Reading Yancey’s book became like a therapy session between God and myself with Yancey as a mediator. Through his words I was able to express my own grievances as well as hear God’s side of the story in a fresh way. We were on speaking terms again and more than gaining perspective I was re-gaining access to a relationship. Halfway through there emerged a real sense that the act of reading the book itself was an intimate time of prayer. We were talking again.
As I mentioned, Yancey offers little in terms of satisfactory answers to the problems that prayer poses, but prayer has never been very well suited for finding answers – Just ask Job. Relationship has to be the ultimate goal of prayer. We need to fall in love and sense that we are loved, too. We need help in engaging the mystery of this love. And any attempt on Yancey’s part to diminish the tension and mystery inherent in prayer would render his book impotent and less than true.
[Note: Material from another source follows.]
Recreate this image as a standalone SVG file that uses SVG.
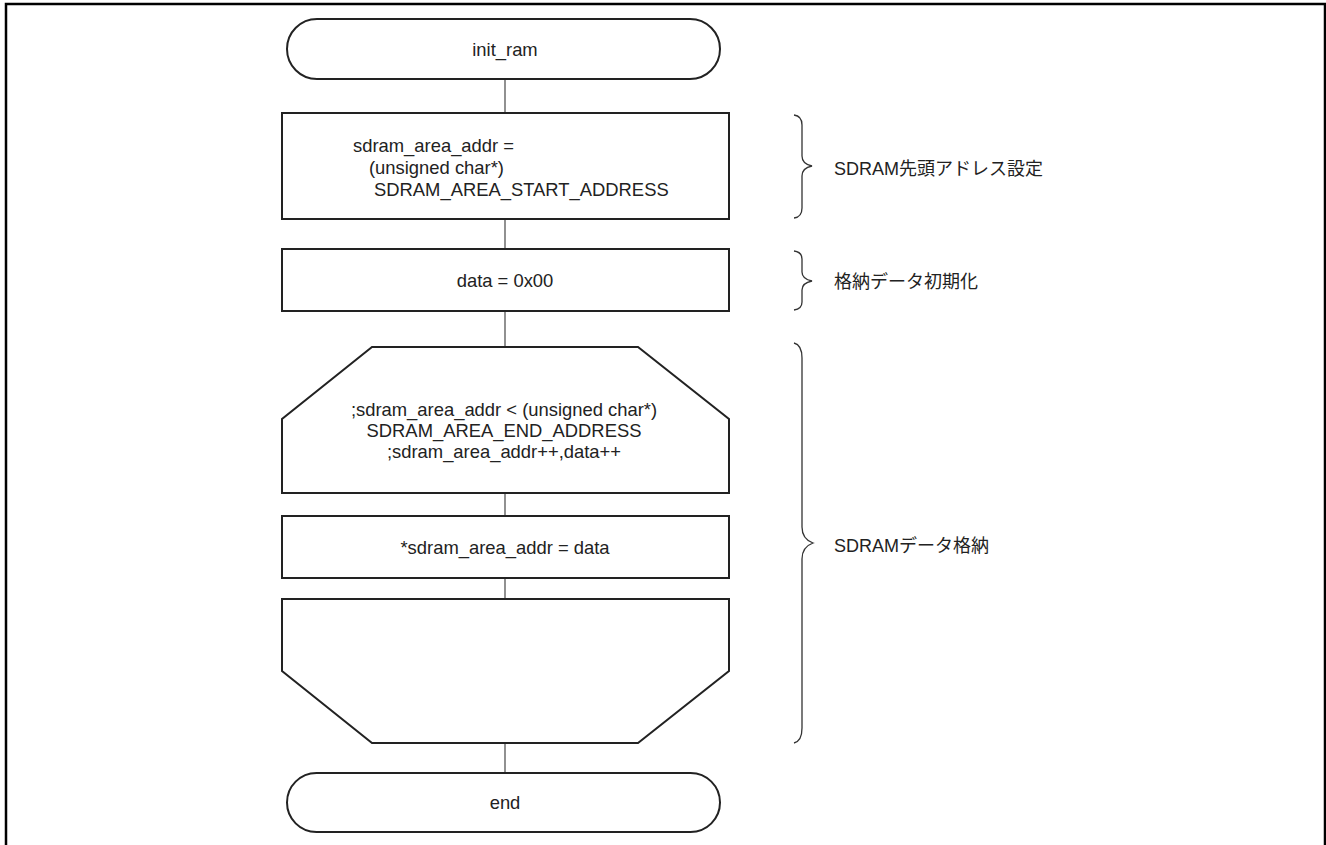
<svg xmlns="http://www.w3.org/2000/svg" width="1326" height="845" viewBox="0 0 1326 845">
  <style>
    .shape { fill: #ffffff; stroke: #222222; stroke-width: 2; }
    .link { stroke: #555555; stroke-width: 1.3; fill: none; }
    .brace { stroke: #333333; stroke-width: 1.3; fill: none; }
    .lbl { font-family: "Liberation Sans", Arial, sans-serif; font-size: 18.4px; fill: #222222; }
    .mid { text-anchor: middle; }
    .note { font-family: "Liberation Sans", "Noto Sans CJK JP", sans-serif; font-size: 18px; fill: #222222; }
  </style>

  <rect x="0" y="0" width="1326" height="845" fill="#ffffff"/>
  <!-- page frame (open at the bottom) -->
  <path d="M6,845 V4 H1325 V845" fill="none" stroke="#000000" stroke-width="2.5"/>

  <!-- flow connectors -->
  <g id="connectors">
    <line class="link" x1="505" y1="79" x2="505" y2="113"/>
    <line class="link" x1="505" y1="219" x2="505" y2="249"/>
    <line class="link" x1="505" y1="311" x2="505" y2="347"/>
    <line class="link" x1="505" y1="493" x2="505" y2="516"/>
    <line class="link" x1="505" y1="578" x2="505" y2="599"/>
    <line class="link" x1="505" y1="743" x2="505" y2="773"/>
  </g>

  <g id="start">
    <rect class="shape" x="287" y="19" width="433" height="60" rx="30" ry="30"/>
    <text class="lbl mid" x="505" y="56">init_ram</text>
  </g>

  <g id="set_addr">
    <rect class="shape" x="282" y="113" width="447" height="106"/>
    <text class="lbl" x="353" y="152">sdram_area_addr =</text>
    <text class="lbl" x="369" y="174">(unsigned char*)</text>
    <text class="lbl" x="374" y="196">SDRAM_AREA_START_ADDRESS</text>
  </g>

  <g id="init_data">
    <rect class="shape" x="282" y="249" width="447" height="62"/>
    <text class="lbl mid" x="505" y="287">data = 0x00</text>
  </g>

  <g id="loop_start">
    <polygon class="shape" points="372,347 638,347 729,419 729,493 282,493 282,419"/>
    <text class="lbl mid" x="504" y="416">;sdram_area_addr &lt; (unsigned char*)</text>
    <text class="lbl mid" x="504" y="437">SDRAM_AREA_END_ADDRESS</text>
    <text class="lbl mid" x="504" y="458">;sdram_area_addr++,data++</text>
  </g>

  <g id="store">
    <rect class="shape" x="282" y="516" width="447" height="62"/>
    <text class="lbl mid" x="505" y="554">*sdram_area_addr = data</text>
  </g>

  <g id="loop_end">
    <polygon class="shape" points="282,599 729,599 729,671 638,743 372,743 282,671"/>
  </g>

  <g id="end">
    <rect class="shape" x="287" y="773" width="433" height="59" rx="29.5" ry="29.5"/>
    <text class="lbl mid" x="505" y="809">end</text>
  </g>

  <!-- annotation braces -->
  <g id="note_addr">
    <path class="brace" d="M794,115 Q802,116 802,125 V156 Q802,164 812,166 Q802,168 802,176 V208 Q802,217 794,218"/>
    <text class="note" x="834" y="175">SDRAM先頭アドレス設定</text>
  </g>

  <g id="note_data">
    <path class="brace" d="M794,251 Q802,252 802,259 V272 Q802,279 812,281 Q802,283 802,290 V302 Q802,309 794,310"/>
    <text class="note" x="834" y="288">格納データ初期化</text>
  </g>

  <g id="note_store">
    <path class="brace" d="M794,343 Q802,345 802,358 V527 Q802,539 813,543 Q802,547 802,559 V728 Q802,741 794,743"/>
    <text class="note" x="834" y="552">SDRAMデータ格納</text>
  </g>
</svg>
In the end, Yancey helps us ask the hard questions about prayer, but also confronts us with the hardest kind of answers – messy, ambiguous, and the kind that dare us to hope and to engage our heart, mind, and even soul. Whether or not you are struggling with prayer, I highly recommend this as a thoughtful book full of heart and integrity. My prayer is that, like me, you will find peace, perspective, and an opportunity to engage the God of the universe in an intimate conversation about your own deepest hopes and fears.